The only job of a CEO is to increase the value of the shareholders. If she ends up making a dent in the Universe while increasing shareholder value, that's a happy coincidence. That's when a few people other than the shareholders might also respect and look up to the CEO. If there is no such coincidence, it's all still good. The shareholders are still happy with the CEO for increasing their net worth.

In carrying out her role, the CEO constantly looks at ways to squeeze more juice out of the current lines of business, looks for potential new lines of business that can bring in more juice and looks for ways to ensure nobody else is doing things to eat into the juice she has her eyes on.

This includes focusing time and resources on doing things that contribute more (or have the potential to contribute more) to the bottom line and reduce efforts towards those that are dragging down the bottom line.

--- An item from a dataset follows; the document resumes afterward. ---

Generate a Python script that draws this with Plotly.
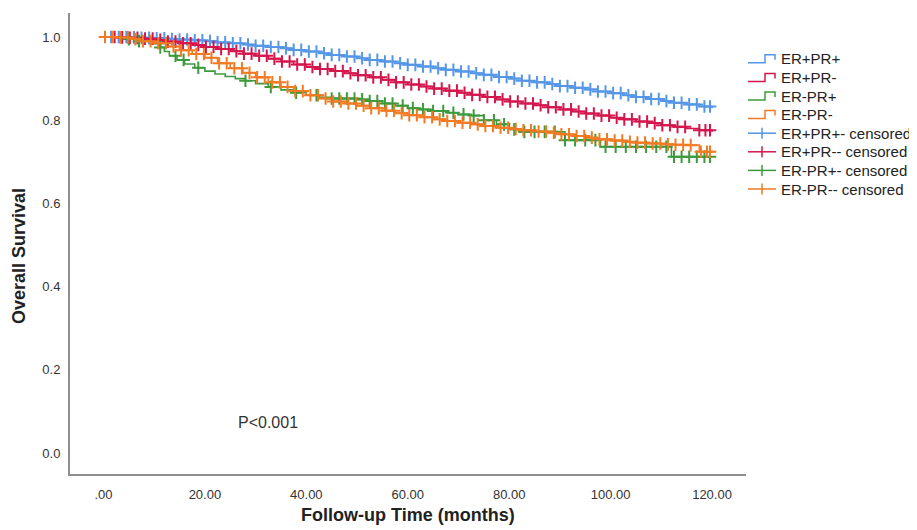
import numpy as np
import plotly.graph_objects as go

# ---------------- data ----------------
groups = ["ER+PR+", "ER+PR-", "ER-PR+", "ER-PR-"]
colors = ["#5596e6", "#d4164d", "#3c9a3c", "#f27a22"]

t_25 = [0, 2.5, 5, 7.5, 10, 12.5, 15, 17.5, 20, 22.5, 25, 27.5, 30, 32.5, 35, 37.5,
        40, 42.5, 45, 47.5, 50, 52.5, 55, 57.5, 60, 62.5, 65, 67.5, 70, 72.5, 75, 77.5,
        80, 82.5, 85, 87.5, 90, 92.5, 95, 97.5, 100, 102.5, 105, 107.5, 110, 112.5, 115,
        117.5, 120]

erpos_prpos_t = t_25
erpos_prpos_s = [1.000, 1.000, 0.999, 0.998, 0.997, 0.995, 0.994, 0.992, 0.990, 0.987,
                 0.985, 0.982, 0.979, 0.976, 0.973, 0.969, 0.965, 0.961, 0.957, 0.953,
                 0.949, 0.945, 0.941, 0.937, 0.933, 0.929, 0.925, 0.921, 0.917, 0.913,
                 0.909, 0.904, 0.900, 0.895, 0.891, 0.887, 0.882, 0.878, 0.874, 0.869,
                 0.865, 0.860, 0.856, 0.851, 0.846, 0.842, 0.838, 0.833, 0.829]

erpos_prneg_t = t_25
erpos_prneg_s = [1.000, 0.999, 0.998, 0.996, 0.993, 0.989, 0.985, 0.981, 0.976, 0.971,
                 0.966, 0.960, 0.955, 0.948, 0.941, 0.934, 0.928, 0.923, 0.918, 0.913,
                 0.908, 0.903, 0.897, 0.891, 0.886, 0.881, 0.876, 0.871, 0.866, 0.861,
                 0.856, 0.850, 0.845, 0.840, 0.836, 0.831, 0.826, 0.821, 0.816, 0.811,
                 0.806, 0.802, 0.797, 0.793, 0.788, 0.784, 0.780, 0.776, 0.772]

erneg_prpos_t = [0, 4, 7, 9, 11, 12, 13, 14.5, 16, 18, 20, 22, 24, 26, 28, 30, 32.5, 35,
                 37.5, 40, 42.5, 45, 50, 52.5, 55, 57.5, 60, 62.5, 65, 67.5, 70, 72.5, 75,
                 77.5, 80, 82, 91, 98, 112, 120]
erneg_prpos_s = [1.000, 0.995, 0.990, 0.984, 0.975, 0.965, 0.955, 0.945, 0.935, 0.926,
                 0.918, 0.911, 0.905, 0.900, 0.895, 0.888, 0.880, 0.873, 0.866, 0.860,
                 0.855, 0.852, 0.850, 0.846, 0.840, 0.835, 0.829, 0.826, 0.822, 0.818,
                 0.814, 0.811, 0.800, 0.790, 0.778, 0.772, 0.752, 0.736, 0.712, 0.712]

erneg_prneg_t = [0, 2.5, 5, 7.5, 10, 12.5, 15, 17.5, 20, 22.5, 25, 27.5, 30, 32.5, 35, 37.5,
                 40, 42.5, 45, 47.5, 50, 52.5, 55, 57.5, 60, 62.5, 65, 67.5, 70, 72.5, 75,
                 77.5, 80, 82.5, 85, 87.5, 90, 92.5, 95, 97.5, 100, 102.5, 105, 107.5, 110,
                 112.5, 115, 117.5, 120]
erneg_prneg_s = [1.000, 0.999, 0.995, 0.990, 0.985, 0.977, 0.968, 0.959, 0.950, 0.937,
                 0.925, 0.914, 0.903, 0.891, 0.880, 0.870, 0.860, 0.852, 0.845, 0.840,
                 0.835, 0.829, 0.823, 0.817, 0.812, 0.807, 0.802, 0.798, 0.794, 0.790,
                 0.786, 0.782, 0.779, 0.776, 0.773, 0.770, 0.766, 0.762, 0.758, 0.754,
                 0.751, 0.748, 0.746, 0.744, 0.742, 0.741, 0.740, 0.724, 0.724]

# censoring times
erpos_prpos_cens = [1.5, 3.0, 4.5, 6.0, 7.5, 9.0, 10.5, 12.0, 13.5, 15.0, 16.5, 18.0, 19.5,
                    21.0, 22.5, 24.0, 25.5, 27.0, 28.5, 30.0, 31.5, 33.0, 34.5, 36.0, 37.5,
                    39.0, 40.5, 42.0, 43.5, 45.0, 46.5, 48.0, 49.5, 51.0, 52.5, 54.0, 55.5,
                    57.0, 58.5, 60.0, 61.5, 63.0, 64.5, 66.0, 67.5, 69.0, 70.5, 72.0, 73.5,
                    75.0, 76.5, 78.0, 79.5, 81.0, 82.5, 84.0, 85.5, 87.0, 88.5, 90.0, 91.5,
                    93.0, 94.5, 96.0, 97.5, 99.0, 100.5, 102.0, 103.5, 105.0, 106.5, 108.0,
                    109.5, 111.0, 112.5, 114.0, 115.5, 117.0, 118.5, 119.6]
erpos_prneg_cens = [2.2, 3.7, 5.2, 6.7, 8.2, 9.7, 11.2, 12.7, 14.2, 15.7, 17.2, 18.7, 20.2,
                    21.7, 23.2, 24.7, 26.2, 27.7, 29.2, 30.7, 32.2, 33.7, 35.2, 36.7, 38.2,
                    39.7, 41.2, 42.7, 44.2, 45.7, 47.2, 48.7, 50.2, 51.7, 53.2, 54.7, 56.2,
                    57.7, 59.2, 60.7, 62.2, 63.7, 65.2, 66.7, 68.2, 69.7, 71.2, 72.7, 74.2,
                    75.7, 77.2, 78.7, 80.2, 81.7, 83.2, 84.7, 86.2, 87.7, 89.2, 90.7, 92.2,
                    93.7, 95.2, 96.7, 98.2, 99.7, 101.2, 102.7, 104.2, 105.7, 107.2, 108.7,
                    110.2, 111.7, 113.2, 114.7, 117.5, 118.7, 119.6]
erneg_prpos_cens = [5.0, 7.0, 11.2, 14.2, 15.8, 18.7, 28.0, 33.0, 38.0, 42.0, 45.0, 46.5,
                    48.0, 49.5, 51.0, 52.5, 54.0, 55.5, 57.0, 59.0, 61.0, 63.0, 65.0, 67.0,
                    69.0, 71.0, 73.0, 75.0, 77.0, 79.0, 81.0, 83.0, 85.0, 87.0, 89.0, 91.0,
                    93.0, 95.0, 97.0, 99.0, 101.0, 103.0, 105.0, 107.0, 109.0, 111.0, 112.5,
                    114.0, 115.5, 117.0, 118.5, 119.6]
erneg_prneg_cens = [0.3, 1.8, 3.3, 4.8, 6.3, 7.8, 9.3, 10.8, 12.3, 13.8, 15.3, 16.8, 18.3,
                    19.8, 21.3, 22.8, 24.3, 25.8, 27.3, 28.8, 30.3, 31.8, 33.3, 34.8, 36.3,
                    37.8, 39.3, 40.8, 42.3, 43.8, 45.3, 46.8, 48.3, 49.8, 51.3, 52.8, 54.3,
                    55.8, 57.3, 58.8, 60.3, 61.8, 63.3, 64.8, 66.3, 67.8, 69.3, 70.8, 72.3,
                    73.8, 75.3, 76.8, 78.3, 79.8, 81.3, 82.8, 84.3, 85.8, 87.3, 88.8, 90.3,
                    91.8, 93.3, 94.8, 96.3, 97.8, 99.3, 100.8, 102.3, 103.8, 105.3, 106.8,
                    108.3, 109.8, 111.3, 112.8, 114.3, 115.8, 117.8, 119.0, 119.6]

x_tickvals = [0, 20, 40, 60, 80, 100, 120]
x_ticktext = [".00", "20.00", "40.00", "60.00", "80.00", "100.00", "120.00"]
y_tickvals = [0.0, 0.2, 0.4, 0.6, 0.8, 1.0]
y_ticktext = ["0.0", "0.2", "0.4", "0.6", "0.8", "1.0"]
p_text = "P<0.001"
x_title = "Follow-up Time (months)"
y_title = "Overall Survival"

series = [
    (erpos_prpos_t, erpos_prpos_s, erpos_prpos_cens),
    (erpos_prneg_t, erpos_prneg_s, erpos_prneg_cens),
    (erneg_prpos_t, erneg_prpos_s, erneg_prpos_cens),
    (erneg_prneg_t, erneg_prneg_s, erneg_prneg_cens),
]

# ---------------- figure ----------------
OFF = 8  # the page body adds an 8px margin; design in window pixels and shift
W, H = 917 - OFF, 530 - OFF
L, R, T, B = 70 - OFF, 746 - OFF, 13 - OFF, 474 - OFF  # plot area in figure pixels
FONT = "Liberation Sans, Arial"

fig = go.Figure()
for (t, s, c), col, name in zip(series, colors, groups):
    fig.add_trace(go.Scatter(x=t, y=s, mode="lines", line=dict(color=col, width=1.6, shape="hv"),
                             name=name, showlegend=False, hoverinfo="skip"))
for (t, s, c), col, name in zip(series, colors, groups):
    ta = np.asarray(t, float)
    sa = np.asarray(s, float)
    idx = np.searchsorted(ta, np.asarray(c, float), side="right") - 1
    cy = sa[idx]
    fig.add_trace(go.Scatter(x=c, y=cy, mode="markers",
                             marker=dict(symbol="cross-thin", size=9,
                                         line=dict(color=col, width=2)),
                             name=name + "- censored", showlegend=False))


def px(xw):
    """window pixel x -> paper coordinate"""
    return (xw - OFF - L) / (R - L)


def py(yw):
    """window pixel y -> paper coordinate"""
    return (B - (yw - OFF)) / (B - T)


shapes = []
annotations = []
row0, dy = 58.8, 18.6
labels = groups + [g + "- censored" for g in groups]
for i, lab in enumerate(labels):
    yc = row0 + i * dy
    col = colors[i % 4]
    if i < 4:
        path = (f"M{px(748)},{py(yc + 4)} L{px(765)},{py(yc + 4)} L{px(765)},{py(yc - 4)} "
                f"L{px(775)},{py(yc - 4)} L{px(775)},{py(yc + 1)}")
        shapes.append(dict(type="path", xref="paper", yref="paper", path=path,
                           line=dict(color=col, width=1.5)))
    else:
        shapes.append(dict(type="line", xref="paper", yref="paper", x0=px(748), x1=px(776),
                           y0=py(yc), y1=py(yc), line=dict(color=col, width=1.5)))
        shapes.append(dict(type="line", xref="paper", yref="paper", x0=px(762), x1=px(762),
                           y0=py(yc - 5.5), y1=py(yc + 5.5), line=dict(color=col, width=1.5)))
    annotations.append(dict(text=lab, xref="paper", yref="paper", x=px(779), y=py(yc),
                            xanchor="left", yanchor="middle", showarrow=False,
                            font=dict(family=FONT, size=15, color="#222222")))

annotations.append(dict(text=p_text, x=32.5, y=0.074, xref="x", yref="y", showarrow=False,
                        xanchor="center", yanchor="middle",
                        font=dict(family=FONT, size=16, color="#333333")))
annotations.append(dict(text=f"<b>{x_title}</b>", xref="paper", yref="paper",
                        x=px(408), y=py(515), xanchor="center", yanchor="middle",
                        showarrow=False,
                        font=dict(family=FONT, size=18, color="#222222")))
annotations.append(dict(text=f"<b>{y_title}</b>", xref="paper", yref="paper",
                        x=px(19), y=py(256), xanchor="center", yanchor="middle",
                        textangle=-90, showarrow=False,
                        font=dict(family=FONT, size=18, color="#222222")))

fig.update_layout(
    width=W, height=H,
    margin=dict(l=L, r=W - R, t=T, b=H - B, pad=0, autoexpand=False),
    paper_bgcolor="white", plot_bgcolor="white",
    showlegend=False,
    shapes=shapes, annotations=annotations,
    font=dict(family=FONT, color="#333333"),
)
fig.update_xaxes(range=[-6.6, 126.7], tickvals=x_tickvals, ticktext=x_ticktext,
                 showgrid=False, zeroline=False, showline=True, linecolor="#8f8f8f",
                 linewidth=2, ticks="", ticklabelstandoff=7,
                 tickfont=dict(size=13, color="#333333"))
fig.update_yaxes(range=[-0.0505, 1.0577], tickvals=y_tickvals, ticktext=y_ticktext,
                 showgrid=False, zeroline=False, showline=True, linecolor="#8f8f8f",
                 linewidth=2, ticks="", ticklabelstandoff=5,
                 tickfont=dict(size=13, color="#333333"))

fig.write_html("out.html")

It is simple math. Do things that are profitable today or will be profitable tomorrow and don't do things that don't fall into either of the above. The only problem is when there aren't things that a CEO can do that boost the bottom line either today or sometime in the future. That's when it's time to go and for a new CEO to be found who can come with a vision of things that do stand to boost the bottom line.

But, if the business you are running is your life, then the math is still simple enough. But there is no room for sacking the CEO and bringing in another with a grander vision. The only way out is to make the CEO read self-help books and hope she is motivated and inspired enough to turn things around.

We're all CEOs, and we all struggle to get this simple math right in our lives.